Many residents blame county bureaucrats and elected officials for stalling the cityhood drive while approving new projects. Even incorporation leaders have been criticized for negotiating a deal with a developer that will allow him to build hundreds of new residences. And most undeveloped land on the outskirts of the area was excluded from proposed city boundaries by the county's Local Agency Formation Commission, leaving it under county jurisdiction.

"Agoura Hills was the fastest growing city in the county for several years after their incorporation and it was all stuff approved by L.A. County," said Dave Brown, president of the Las Virgenes Homeowners Federation. "We are going to have the same situation out here and what's going to happen is that the city council is going to get blamed for it."

Marvin Lopata, a cityhood activist and candidate for the proposed council, said LAFCO generally "does not want new cities to control a lot of vacant land, so they gerrymander maps to exclude it. We wanted more and we should have had more."

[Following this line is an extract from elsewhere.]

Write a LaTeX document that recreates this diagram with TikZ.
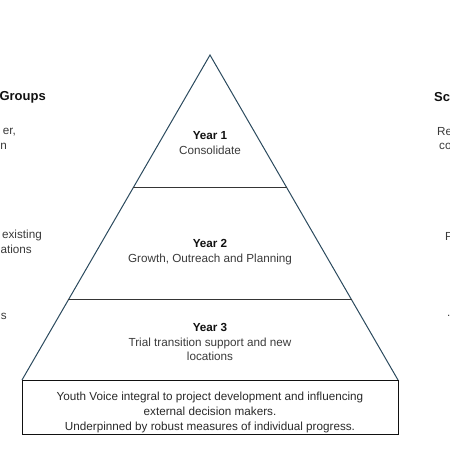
\documentclass[tikz,border=0pt]{standalone}
\usepackage{fontspec}
\setsansfont{Liberation Sans}
\usepackage{tikz}
\usetikzlibrary{calc,positioning}
\definecolor{PyramidEdge}{HTML}{2B4A5E}
\definecolor{TierInk}{HTML}{3A3A3A}
\definecolor{TitleInk}{HTML}{111111}

\tikzset{
  pyramid edge/.style={draw=PyramidEdge,line width=1pt,line join=miter},
  tier line/.style={draw=TitleInk!85,line width=1pt},
  tier text/.style={align=center,text=TierInk,inner sep=0pt,
    font=\fontsize{11.7}{14.8}\selectfont\sffamily},
  side text/.style={text=TierInk,inner sep=0pt,
    font=\fontsize{11.7}{14.8}\selectfont\sffamily},
  side title/.style={text=TitleInk,inner sep=0pt,
    font=\fontsize{13}{15}\selectfont\sffamily\bfseries}
}

\begin{document}
\begin{tikzpicture}[x=1pt,y=-1pt,font=\sffamily]
      \useasboundingbox (0,0) rectangle (450,450);
      % pyramid outline
      \coordinate (apex) at (210,55);
      \coordinate (baseL) at (22,380);
      \coordinate (baseR) at (398,380);
      \coordinate (cutAL) at ($(apex)!0.4092!(baseL)$);
      \coordinate (cutAR) at ($(apex)!0.4092!(baseR)$);
      \coordinate (cutBL) at ($(apex)!0.7538!(baseL)$);
      \coordinate (cutBR) at ($(apex)!0.7538!(baseR)$);
      \coordinate (boxSE) at (398,434);
      \draw[pyramid edge] (baseL) -- (apex) -- (baseR);
      \draw[tier line] (cutAL) -- (cutAR);
      \draw[tier line] (cutBL) -- (cutBR);
      \draw[draw=TitleInk,line width=1pt] (baseL) rectangle (boxSE);

      % tiers
      \node[tier text] (yearOne) at (210,143)
        {\textbf{\textcolor{TitleInk}{Year 1}}\\Consolidate};
      \node[tier text] (yearTwo) at (210,252)
        {\textbf{\textcolor{TitleInk}{Year 2}}\\Growth, Outreach and Planning};
      \node[tier text] (yearThree) at (210,342)
        {\textbf{\textcolor{TitleInk}{Year 3}}\\Trial transition support and new\\locations};
      \node[tier text,text=TitleInk!90] (foundation) at (210,412.5)
        {Youth Voice integral to project development and influencing\\
         external decision makers.\\
         Underpinned by robust measures of individual progress.};

      % side columns (cut by the frame)
      \node[side title,anchor=east] (groupsHead) at (46,97) {Groups};
      \node[side text,anchor=east] (groupsA) at (16,132) {er,};
      \node[side text,anchor=east] (groupsB) at (7,146) {n};
      \node[side text,anchor=east] (groupsC) at (42,235) {existing};
      \node[side text,anchor=east] (groupsD) at (32,249) {ations};
      \node[side text,anchor=east] (groupsE) at (7,316) {s};
      \node[side title,anchor=west] (schoolsHead) at (434,97) {Sc};
      \node[side text,anchor=west] (schoolsA) at (437,132) {Re};
      \node[side text,anchor=west] (schoolsB) at (439,146) {co};
      \node[side text,anchor=west] (schoolsC) at (445,236) {P};
      \node[side text,anchor=west] (schoolsD) at (447,316) {.};
    \end{tikzpicture}
\end{document}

Some community members also fault cityhood leaders for voluntarily relinquishing control over the largest tract of undeveloped land left in the proposed city--the 1,250 acres of rugged land southeast of the Ventura Freeway and Las Virgenes Road owned by The Baldwin Co.

Developer Jim Baldwin was a staunch opponent of cityhood, and stymied an early incorporation effort by recruiting his sister to file a lawsuit against LAFCO, according to cityhood leaders. But Baldwin withdrew his opposition in December, 1989, when cityhood leaders--after months of negotiations--agreed not to fight the developer's plans to build 550 residences, a church and a commercial center.

Some community members say that cityhood leaders should not have agreed to let Baldwin build so many houses, and should have pushed harder for reduced density.

The General Plan for the area where Baldwin plans to build called for 132 houses, and in 1989 Supervisor Mike Antonovich promised the community that he would limit the company to building just 350 houses there.

"Baldwin is trampling on the city left and right," said Michael Fichera, one of the 13 candidates for the Calabasas council. "Coaching from the sidelines is probably unfair, but the people who are doing the negotiating for the community made a mistake."

But cityhood leaders who negotiated with the company defend the agreement, saying that it was the best deal they could extract from the developer, who originally envisioned about 1,500 residences there.

Without securing Baldwin's support, they said, cityhood would have been doomed.

"We had no standing to make any more stringent demands on these folks," said Dennis Washburn, one of the cityhood leaders who negotiated with the company. "We had no power."

The drive for cityhood began more than 11 years ago when the Board of Supervisors took steps to permit more intensive development in the foothills of the Santa Monica Mountains.

Concerned West Valley residents decided that forming a city with the power to set its own zoning laws was the best way to save the pristine land. They proposed creating the city of Rancho Las Virgenes, 44 square miles including the areas now incorporated as Agoura Hills and Westlake Village, with a population of about 32,000.